Converting Between Unicode UTF-16 and UTF-8 Using C++ Standard Library’s Strings and Direct Win32 API Calls

std::string storing UTF-8-encoded text is a good option for C++ cross-platform code. Let’s discuss how to convert between that and UTF-16-encoded wstrings, using direct Win32 API calls.

Last time we saw how to convert between Unicode UTF-16 and UTF-8 using ATL strings and direct Win32 API calls. Now let’s focus on doing the same Unicode UTF-16/UTF-8 conversions but this time using C++ Standard Library’s strings. In particular, you can use std::wstring to represent UTF-16-encoded strings, and std::string for UTF-8-encoded ones.

Using the same coding style of the previous blog post, the conversion function prototypes can look like this:

// Convert from UTF-16 to UTF-8
std::string ToUtf8(std::wstring const& utf16);
 
// Convert from UTF-8 to UTF-16
std::wstring ToUtf16(std::string const& utf8);

As an alternative, you may consider the C++ Standard Library snake_case style, and the various std::to_string and std::to_wstring overloaded functions, and use something like this:

// Convert from UTF-16 to UTF-8
std::string to_uf8_string(std::wstring const& utf16);
 
// Convert from UTF-8 to UTF-16
std::wstring to_utf16_wstring(std::string const& utf8);

Anyway, let’s keep the former coding style already used in the previous blog post.

The conversion code is very similar to what you already saw for the ATL CString case.

In particular, considering the UTF-16-to-UTF-8 conversion, you can start with the special case of an empty input string:

std::string ToUtf8(std::wstring const& utf16)
{
    // Special case of empty input string
    if (utf16.empty())
    {
        // Empty input --> return empty output string
        return std::string{};
    }

Then you can invoke the WideCharToMultiByte API to figure out the size of the destination UTF-8 string:

// Get the length, in chars, of the resulting UTF-8 string
const int utf8Length = ::WideCharToMultiByte(
    CP_UTF8,            // convert to UTF-8
    kFlags,             // conversion flags
    utf16.data(),       // source UTF-16 string
    utf16Length,        // length of source UTF-16 string, in wchar_ts
    nullptr,            // unused - no conversion required in this step
    0,                  // request size of destination buffer, in chars
    nullptr, nullptr    // unused
);
if (utf8Length == 0)
{
   // Conversion error: capture error code and throw
   ...
}

Note that, while in case of CString, you could simply pass CString instances to WideCharToMultiByte parameters expecting a const wchar_t* (thanks to the implicit conversion from CStringW to const wchar_t*), with std::wstring you have explicitly invoke a method to get that read-only wchar_t pointer. I invoked the wstring::data method; another option is to call the wstring::c_str method.
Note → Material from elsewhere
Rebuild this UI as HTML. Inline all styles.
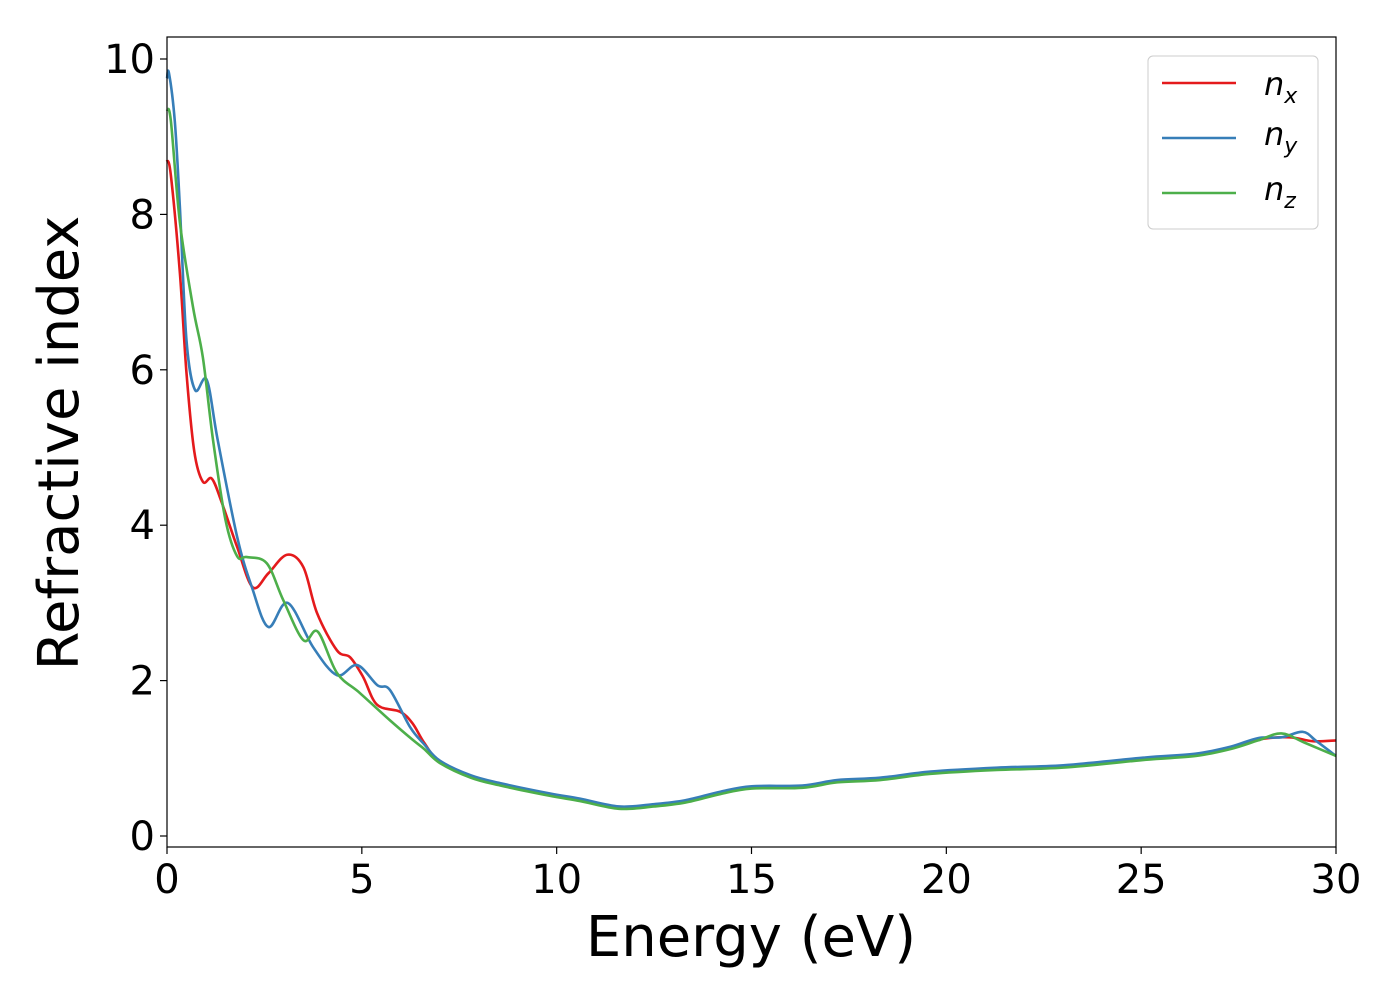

Moreover, you can define a custom C++ exception class to represent a conversion error, and throw instances of this exception on failure. For example, you could derive that exception from std::runtime_error, and add a DWORD data member to represent the error code returned by the GetLastError Win32 API.

Once you know the size for the destination UTF-8 string, you can create a std::string object capable of storing a string of proper size, using a constructor overload that takes a size parameter (utf8Length) and a fill character (‘ ‘):

// Make room in the destination string for the converted bits
std::string utf8(utf8Length, ' ');

To get write access to the std::string object’s internal buffer, you can invoke the std::string::data method:

char* utf8Buffer = utf8.data();

Now you can invoke the WideCharToMultiByte API for the second time, to perform the actual conversion, using a destination string of proper size created above:

// Do the actual conversion from UTF-16 to UTF-8
int result = ::WideCharToMultiByte(
    CP_UTF8,            // convert to UTF-8
    kFlags,             // conversion flags
    utf16.data(),       // source UTF-16 string
    utf16Length,        // length of source UTF-16 string, in wchar_ts
    utf8Buffer,         // pointer to destination buffer
    utf8Length,         // size of destination buffer, in chars
    nullptr, nullptr    // unused
);
if (result == 0)
{
    // Conversion error: capture error code and throw
    ...
}

Finally, you can simply return the result UTF-8 string back to the caller:

    return utf8;

} // End of function ToUtf8 

Note that with C++ Standard Library strings you don’t need the GetBuffer/ReleaseBuffer “dance” required by ATL CStrings.

I developed an easy-to-use C++ header-only library containing compilable code implementing these Unicode UTF-16/UTF-8 conversions using std::wstring/std::string; you can find it in this GitHub repo of mine.